Air Force Hopes to Jettison Pass-Through Budget

By Jon Harper

Air Force photo

The Air Force has long been saddled with accounts that fund other organizations’ projects, but officials and other supporters are pushing to change that.

Critics of the “pass-through” budget, which on paper goes to the Air Force but actually pays for intelligence agency assets, say it hurts the service by making its coffers appear larger.

“It makes it look like the Department of the Air Force is getting more money than it actually is,” Lt. Gen. S. Clinton Hinote, deputy chief of staff for strategy, integration and requirements, said during the Air Force’s Association Virtual Air, Space and Cyber Conference. “It obscures debate about defense spending. And it gets into this idea of how hard it is to compare [funding] across services.”

Retired Lt. Gen. David Deptula, head of the Mitchell Institute for Aerospace Studies, said there is a persistent myth that the Air Force is funded roughly equally with the other service departments, but a much smaller percentage of the defense budget goes toward Air Force capabilities and modernization. That isn’t enough to achieve the airpower capacity the nation needs, he argued.

Rep. Don Bacon, R-Neb., said $38 billion of the $207 billion Air Force budget request for 2021 is pass-through funding. “Most people in Congress don’t realize that.”

Bacon has introduced the Air Force Budget Transparency Act, which would break out that funding and make it part of the Defense-wide budget.

Lawmakers have important decisions to make about resource allocation and military modernization, he noted.

“To make those decisions, you’ve got to know what we’re actually spending. And today that fact is obscured to most because of this pass-through budget,” he said.
Richard McConn, CEO and founder of M International Inc. and chairman emeritus for the National Defense Industrial Association, noted that previous efforts to eliminate the pass-through were unsuccessful.

“We were unable to do it this year,” he said. “Hopefully we can rejuvenate and address this problem at some point in the near future.”

However, there are a number of potential roadblocks and powerful stakeholders with an interest in keeping the status quo.

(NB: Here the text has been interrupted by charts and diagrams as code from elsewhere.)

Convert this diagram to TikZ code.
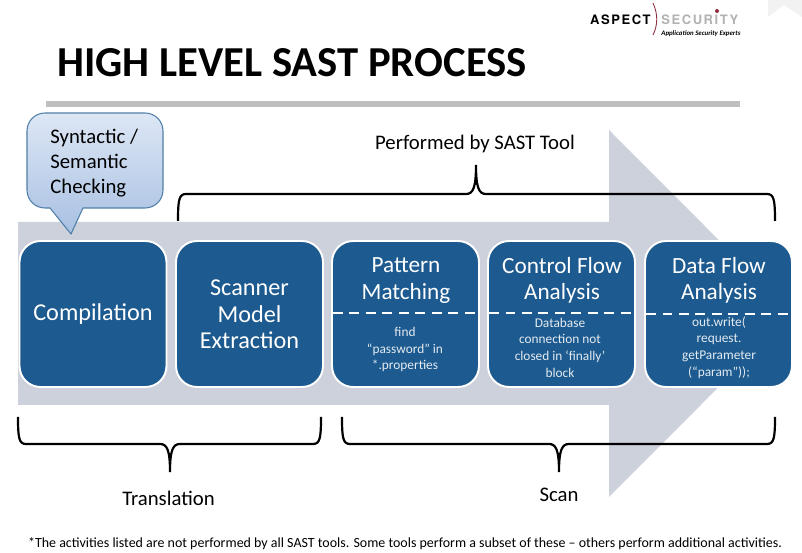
\documentclass[tikz,border=0pt]{standalone}
\usepackage{fontspec}
\setmainfont{Carlito}
\newfontfamily\logofont[LetterSpace=12]{TeX Gyre Heros}
\usepackage{tikz}
\definecolor{boxblue}{HTML}{1C5A8F}
\definecolor{arrowgrey}{HTML}{CDD1DC}
\definecolor{barink}{HTML}{BFBFBF}
\definecolor{logored}{HTML}{8E2F3F}
\definecolor{calloutline}{HTML}{4F7FA8}
\definecolor{callouttop}{HTML}{DDE7F5}
\definecolor{calloutbottom}{HTML}{A8C0E2}
\tikzset{
  stepbox/.style={draw=white,line width=1.1pt,fill=boxblue,rectangle,rounded corners=0.42cm,
    minimum width=2.94cm,minimum height=2.92cm,inner sep=0pt,text=white,align=center,
    font=\fontsize{13.8}{15.1}\selectfont},
  headtext/.style={text=white,align=center,inner sep=0pt,font=\fontsize{13.2}{14.9}\selectfont},
  subtext/.style={text=white!88!boxblue,align=center,inner sep=0pt,font=\fontsize{7.6}{9.5}\selectfont},
  dashline/.style={white,line width=1.4pt,dash pattern=on 0.2cm off 0.13cm},
  bracket/.style={black,line width=1.25pt},
  caption/.style={inner sep=0pt,font=\fontsize{11.8}{14}\selectfont}
}
\begin{document}
\begin{tikzpicture}[x=0.02cm,y=-0.02cm]
\useasboundingbox (0,0) rectangle (802,553);

%arrow behind the boxes
\fill[arrowgrey] (18,222) -- (609,222) -- (609,130) -- (792,313.5) -- (609,497) -- (609,405) -- (18,405) -- cycle;
\fill[black!5] (768,0) -- (802,0) -- (802,17) -- (784,5) -- (768,17) -- cycle;

%title and logo
\node [anchor=west,inner sep=0pt,font=\fontsize{24.3}{28}\selectfont\bfseries] (title) at(57,63){HIGH LEVEL SAST PROCESS};
\fill[barink] (46,101) rectangle (740,107);
\node [anchor=east,inner sep=0pt,font=\logofont\fontsize{7.4}{9}\selectfont\bfseries] (aspect) at(651,19.5){ASPECT};
\node [anchor=west,inner sep=0pt,text=black!30,font=\logofont\fontsize{7.4}{9}\selectfont\bfseries] (security) at(661,19.5){SECURITY};
\node [anchor=west,inner sep=0pt,font=\fontsize{3.9}{5}\selectfont\bfseries\itshape] (tagline) at(661,33.5){Application Security Experts};
\draw[logored,line width=0.5pt] (653,3) .. controls (658,14) and (658,25) .. (653,35);
\fill[logored] (717,11) circle (2);

%callout
\draw[draw=calloutline,line width=0.6pt,top color=callouttop,bottom color=calloutbottom]
  (45,113) -- (145,113) .. controls (155,113) and (163,121) .. (163,131) -- (163,190)
  .. controls (163,200) and (155,208) .. (145,208) -- (83,208) -- (71,234) -- (50,208) -- (45,208)
  .. controls (35,208) and (27,200) .. (27,190) -- (27,131) .. controls (27,121) and (35,113) .. (45,113) -- cycle;
\node [anchor=west,align=left,inner sep=0pt,font=\fontsize{11.8}{14.2}\selectfont] (check) at(50,163){Syntactic /\\Semantic\\Checking};

%brackets
\draw[bracket] (178,221) .. controls (178,200) and (179,194) .. (186,194) -- (466,194) .. controls (473,194) and (476,188) .. (476,165)
  .. controls (476,188) and (479,194) .. (486,194) -- (767,194) .. controls (774,194) and (775,200) .. (775,221);
\draw[bracket] (18,417) .. controls (18,438) and (19,444) .. (26,444) -- (160,444) .. controls (167,444) and (170,450) .. (170,472)
  .. controls (170,450) and (173,444) .. (180,444) -- (313,444) .. controls (320,444) and (321,438) .. (321,417);
\draw[bracket] (342,417) .. controls (342,438) and (343,444) .. (350,444) -- (549,444) .. controls (556,444) and (559,450) .. (559,472)
  .. controls (559,450) and (562,444) .. (569,444) -- (767,444) .. controls (774,444) and (775,438) .. (775,417);

\node [caption] (tool) at(475,143.5){Performed by SAST Tool};
\node [caption] (translation) at(168.5,498){Translation};
\node [caption] (scan) at(559,495){Scan};

%the five steps
\node [stepbox] (compilation) at(93,314){};
\node [stepbox] (scanner) at(249.5,314){};
\node [stepbox] (pattern) at(405.5,314){};
\node [stepbox] (control) at(561.5,314){};
\node [stepbox] (dataflow) at(718.5,314){};

\node [headtext,font=\fontsize{13.8}{15.1}\selectfont] (compilationh) at(93,314.5){Compilation};
\node [headtext,font=\fontsize{13.8}{15.1}\selectfont] (scannerh) at(249.5,314.5){Scanner\\Model\\Extraction};
\node [headtext] (patternh) at(406,280.5){Pattern\\Matching};
\node [headtext] (controlh) at(562,280.5){Control Flow\\Analysis};
\node [headtext] (dataflowh) at(719,280.5){Data Flow\\Analysis};

\draw[dashline] (333,313) -- (478,313);
\draw[dashline] (489,313) -- (635,313);
\draw[dashline] (646,314) -- (791,314);

\node [subtext] (patterns) at(405,349.5){find\\``password'' in\\*.properties};
\node [subtext] (controls) at(560,347.5){Database\\connection not\\closed in `finally'\\block};
\node [subtext] (dataflows) at(719,347.5){out.write(\\request.\\getParameter\\(``param''));};

\node [inner sep=0pt,font=\fontsize{7.95}{10}\selectfont] (note) at(405,544){*The activities listed are not performed by all SAST tools. Some tools perform a subset of these -- others perform additional activities.};
\end{tikzpicture}
\end{document}
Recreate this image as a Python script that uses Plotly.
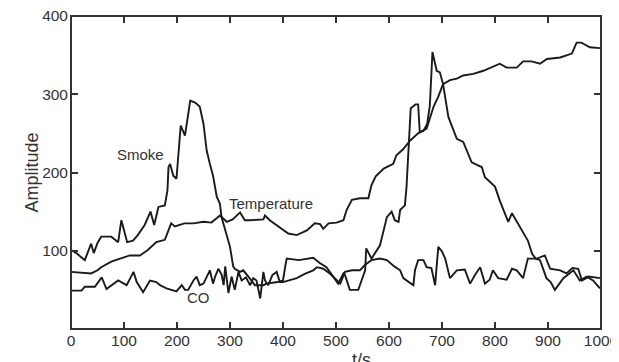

“We have select intelligence committees that do not want transparency and continue to want to keep this [spy agency] budget hidden, and they prefer for it to be hidden in the Air Force,” he said.

The White House and the Office of Management and Budget may not be willing to go along with the change, McConn noted.

Then there’s the ever-present factor of inter-service rivalry and competition for limited resources. The Army and Navy departments might not want to see the pass-through budget moved if it could lead to a plus-up in the true Air Force budget at their own expense.

“Every service is out there to justify its share,” McConn said. “I don’t feel optimistic that no matter who is elected Nov. 3rd, that we’re going to see an increase in defense budgets. So in a zero-sum game, there’s going to be some inter-service rivalry and competition, and understandably so.”